Carys Phillips
- Born: 12 November 1992 (age 32) Warrington, England
- Height: 170 cm (5 ft 7 in)
- Weight: 82 kg (181 lb)
- Notable relative(s): Rowland Phillips (father)

Rugby union career
- Position(s): Hooker

Amateur team(s)
- Years: Team / Apps / (Points)
- Bristol Ladies /  / (0)
- Skewen RFC /  / (0)
- Ospreys /  / (0)

Senior career
- Years: Team / Apps / (Points)
- Harlequins /  / (0)

International career
- Years: Team / Apps / (Points)
- 2013–present: Wales / 87 / (95)
- Correct as of 24 September 2025

= Carys Phillips =

Wales international rugby union footballer

Carys Phillips (born 12 November 1992) is a Welsh rugby union player. She plays as a Hooker for the Harlequins in the Premier 15s and for Wales women's national rugby union team.

== Personal life ==
The daughter of back row forward Rowland Phillips, she studied at Llandovery College and took a course in Sports Coaching and Development at Cardiff Metropolitan University. She is an ambassador for the Red Kites Girls’ Rugby Cluster Centre, an organisation which lends its support to all-girls rugby.

== Rugby career ==
Phillips has played for Skewen RFC and also for Bristol Ladies, and Ospreys.

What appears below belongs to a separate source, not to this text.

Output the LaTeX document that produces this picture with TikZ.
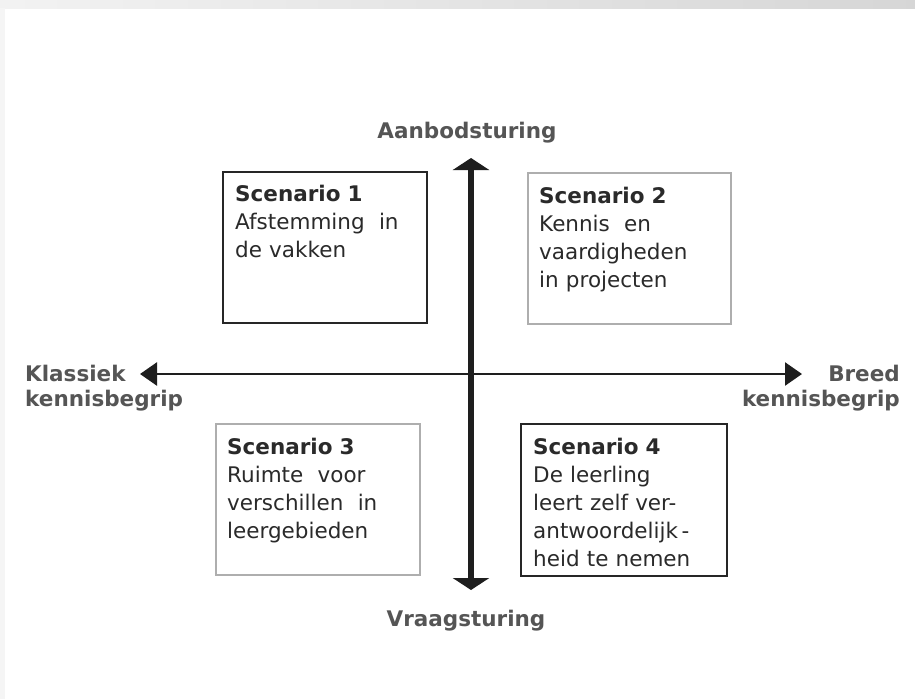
\documentclass[tikz,border=0pt]{standalone}
\usepackage{fontspec}
\setmainfont{DejaVu Sans}
\usetikzlibrary{arrows.meta}
\definecolor{axisgray}{HTML}{555555}
\definecolor{boxtext}{HTML}{2A2A2A}
\definecolor{darkline}{HTML}{262626}
\definecolor{lightline}{HTML}{AEAEAE}
\definecolor{arrowblack}{HTML}{1E1E1E}

\begin{document}
\begin{tikzpicture}[x=1pt,y=-1pt,
		scen/.style={anchor=base west,align=left,text width=190pt,inner sep=0pt,text=boxtext,font=\fontsize{21.5}{28}\selectfont},
		axislabel/.style={inner sep=0pt,text=axisgray,font=\bfseries\fontsize{21.5}{25}\selectfont}]
				\useasboundingbox(0,0)rectangle(915,699);
				\fill[white](0,0)rectangle(915,699);
				\shade[left color=gray!10,right color=gray!32](0,0)rectangle(915,8);
				\fill[gray!8](0,8)rectangle(4.5,699);
				\draw[darkline,line width=2pt](223,172)rectangle(427,323);
				\draw[lightline,line width=2pt](528,173)rectangle(731,324);
				\draw[lightline,line width=2pt](216,424)rectangle(420,575);
				\draw[darkline,line width=2pt](521,424)rectangle(727,576);
				\node[scen](s1)at(235,201){\textbf{Scenario 1}\\Afstemming\ \ in\\de vakken};
				\node[scen](s2)at(539,203){\textbf{Scenario 2}\\Kennis\ \ en\\vaardigheden\\in projecten};
				\node[scen](s3)at(227,454){\textbf{Scenario 3}\\Ruimte\ \ voor\\verschillen\ \ in\\leergebieden};
				\node[scen](s4)at(533,454){\textbf{Scenario 4}\\De leerling\\leert zelf ver-\\antwoordelijk\,-\\heid te nemen};
				\node[axislabel,anchor=base](aanbod)at(467,138){Aanbodsturing};
				\node[axislabel,anchor=base](vraag)at(466,626){Vraagsturing};
				\node[axislabel,anchor=base west,align=left,text width=170pt](klassiek)at(25,381){Klassiek\\kennisbegrip};
				\node[axislabel,anchor=base east,align=right,text width=170pt](breed)at(900,381){Breed\\kennisbegrip};
				\coordinate(west)at(140,374);
				\coordinate(east)at(802,374);
				\coordinate(north)at(471,158);
				\coordinate(south)at(471,590);
				\draw[arrowblack,line width=2.5pt,{Triangle[length=17pt,width=23pt]}-{Triangle[length=17pt,width=23pt]}](west)--(east);
				\draw[arrowblack,line width=6pt,{Triangle[length=12pt,width=36pt]}-{Triangle[length=12pt,width=36pt]}](north)--(south);
			\end{tikzpicture}
\end{document}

Phillips won her first international cap against Ireland in the first round of the 2013 Six Nations Championship. In 2016, She captained Wales in the second round of the Six Nations Championship.

Phillips was selected in Wales squad for the 2021 Rugby World Cup in New Zealand.

She was named in the Welsh side for the 2025 Six Nations Championship on 4 March 2025. She was later selected in the squad to the Women's Rugby World Cup in England.